Ненавистники женщин кричат: прекрасный пол никогда нс любит с такой верностью, как мужчины; тщеславие, лег­комыслие, страсть к любовным связям или чувственность - вот что привлекает их к нам; и мы не долее должны пола­гаться на женскую верность, как до тех пор, пока можем удовлетворять, смотря по времени и случаю, которую-либо из сих страстей и побуждений. Другие, напротив того, гово­рят совсем противное и прелестнейшими красками изобра­жают нам постоянство, нежность и пылкость преисполненного любви женского сердца. Первые приписы­вают полу сему более чувственности и раздражительности, нежели благородных чувств, называют притворством, когда жены хотят уверить мужей своих, что они весьма холодного темперамента; последние, напротив того, утверждают, что чистейшая, священнейшая любовь, сей небесный пламень, во всей полноте своей может существовать только в жен­ских сердцах.
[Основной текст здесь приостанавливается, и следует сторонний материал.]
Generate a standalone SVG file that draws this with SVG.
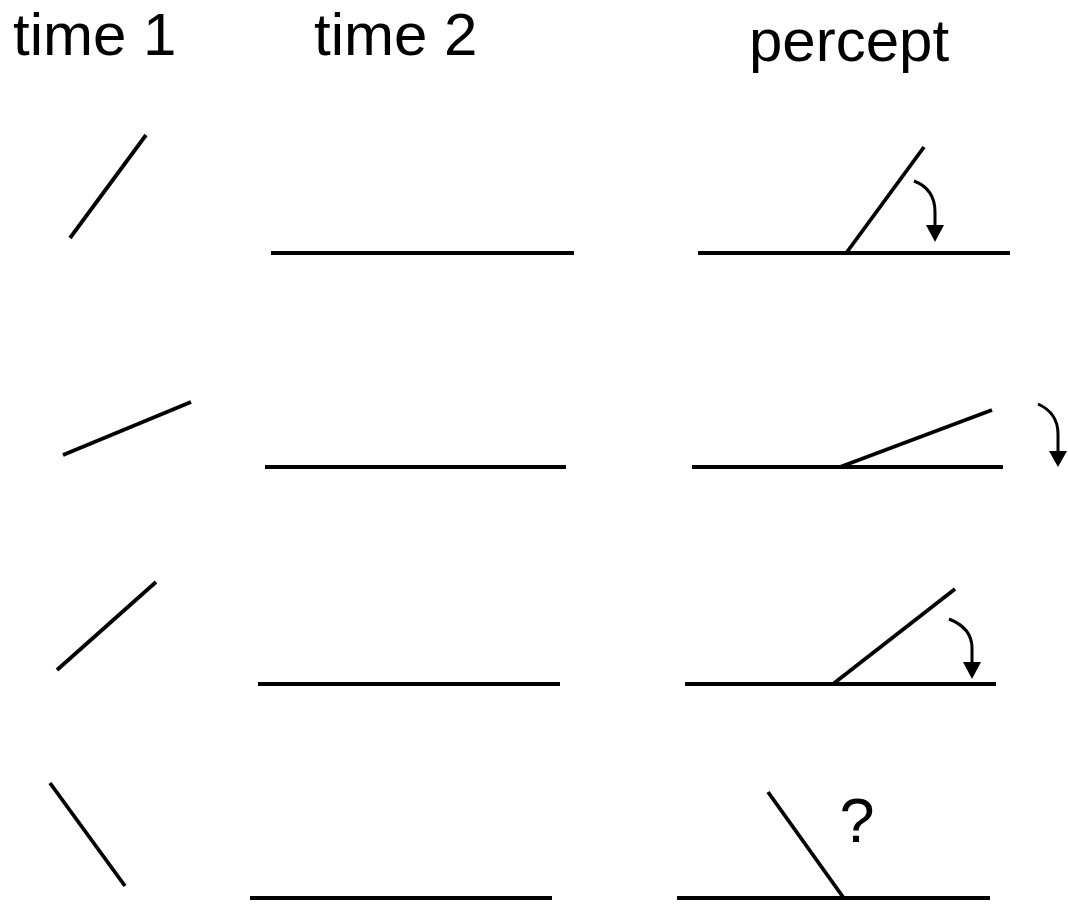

Которая из двух сторон права, пусть решают те, которые лучше меня знают женское сердце, - хотя я в многолетнем обращении с женщинами не был невниматель­ным наблюдателем, - те, говорю я, которым ближайшее знакомство и большая светская опытность дают право су­дить и писать о характере женщин с большим против моего хладнокровием, беспристрастием, проницательностью и ос­новательностью! Я же на сие не отваживаюсь! - К тому же совершенно различны вопросы: откуда обыкновенно жен­ская любовь принимает свое начало? и какие свойства име­ет сия любовь, обладая уже душою? - Смею, однако, утверждать без несправедливости против которого-либо из обоих полов, что мы, мужчины, в любовной верности и при­вязанности едва можем превзойти женщин. История всех веков полна примеров привязанности, преодоления всех преград, презрения величайших опасностей, с коими жен­щина устремляется к своему возлюбленному. Я не знаю высшего блаженства в жизни, как быть столь пламенно и верно любимым. Легкомысленные есть между мужчинами, как и между женщинами; склонность к переменам свойст­венна всем людям вообще; новые впечатления большей сте­пени любезности, истинной или мечтательной, могут привести в забвение и живейшие ощущения; но я почти го­тов сказать, что неверность чаще бывает со стороны муж­чин, нежели женщин, хотя и не становится столь гласной и менее производит шуму; что нас, мужчин, действительно не так легко пленить навсегда, и мне, может быть, нетрудно бы было объяснить тому причины, если бы это сюда принад­лежало.

(6).

Истинная верная любовь в тишине наслаждается своим блаженством; не только никогда не хвалится благосклонно­стями, но, напротив, едва сама себе признается в своих вос­торгах. Самое блаженное время в любви есть то, когда любовники друг другу словами еще не открылись, но каж­дое движение, каждый взор понимают. Приятнейшие удо­вольствия те, которые мы доставляем и получаем, не давая в них отчета рассудку. Нежность чувствований часто не по­зволяет объясниться о вещах, которые теряют высокую свою цену; которых, не оскорбляя приличия и скромности, нельзя ни давать, ни принимать, коль скоро вымолвлено о них хоть одно слово. Молча дарят то, чего нельзя дарить, если оно выпрошено, или если сделается заметным, что да­рят с намерением.